How To Win In Fantasy Sports
I was reading Larry Schechter's "Winning Fantasy Baseball" book, wherein he identifies the underpinnings of his uncanny run of expert and high-stakes league success. He writes:
The real keys to my success have always been my auction and draft strategy as well as in-season management. I doubt I've ever won a league primary because I had a better set of player dollar values than everyone else.
We had Dalton Del Don on the radio a few weeks ago, and I asked him how he'd done so well in fantasy football leagues in recent years (this year nine of his 10 teams made the playoffs), and he said it was more his approach to the draft/auction than having any special insight into the players. Peter Schoenke made the playoffs in 10 of his 12 leagues this year, and before the season, he had been advocating going WR-WR in the first two rounds, something that's panned out far better than going with RBs early this year.
Perhaps then it's more reliable to find an edge in draft strategy than it is in player projection, especially now that people have access to a variety of well-thought-out projections, ADP lists and cheat sheets.
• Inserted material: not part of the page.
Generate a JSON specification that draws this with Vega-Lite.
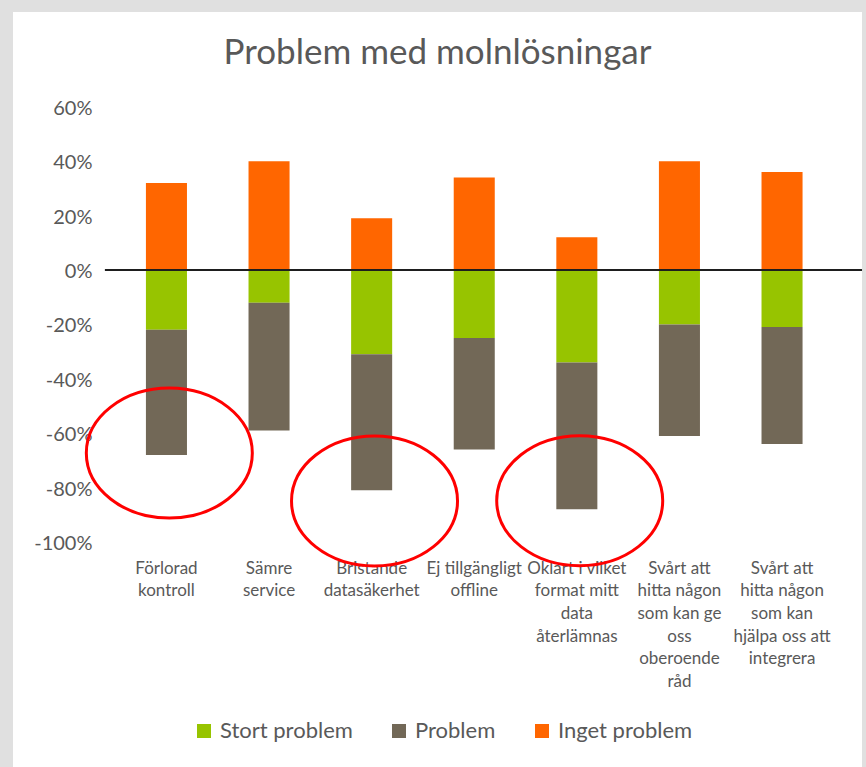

Because any strategy can win given the right players, there are likely many lower-probability strategies that have won and with which people are sticking on that basis. If you find a higher-probability strategy, for example, possibly Schoenke's WR-WR one based on a lower early-pick bust rate, you'll have a better chance of winning, despite using a roughly similar by-position cheat sheet as everyone else.
Of course, patterns in football (and other sports) change. In 2011, the top-five quarterbacks were monsters. In 2012, it paid to fade them. This year, it's in-between. Ten years ago, it was worth spending huge auction dollars on Shaun Alexander, LaDainian Tomlinson or Priest Holmes because even though as RBs their chances of busting were high, their healthy upsides were massive. This year, Jamaal Charles and LeSean McCoy have been great, but nowhere near Alexander/Tomlinson/Holmes. And they came with just as much risk.
To win consistently then, one cannot simply "always wait on quarterbacks" or "always go WR-WR in the first two rounds." The strategic edge doesn't come from the specific recipe to follow but the ability to find the faulty assumptions underlying prevailing conventional wisdom. If top running backs were priced like they might score 25-plus touchdowns but none were likely to eclipse 20, then snagging two among an historically good crop of top-six receivers makes little sense. But if those receivers move into the first round next year, that loophole will have closed, and you'll have to look elsewhere. I'd love to hear specific suggestions in the comments about what to do in that case.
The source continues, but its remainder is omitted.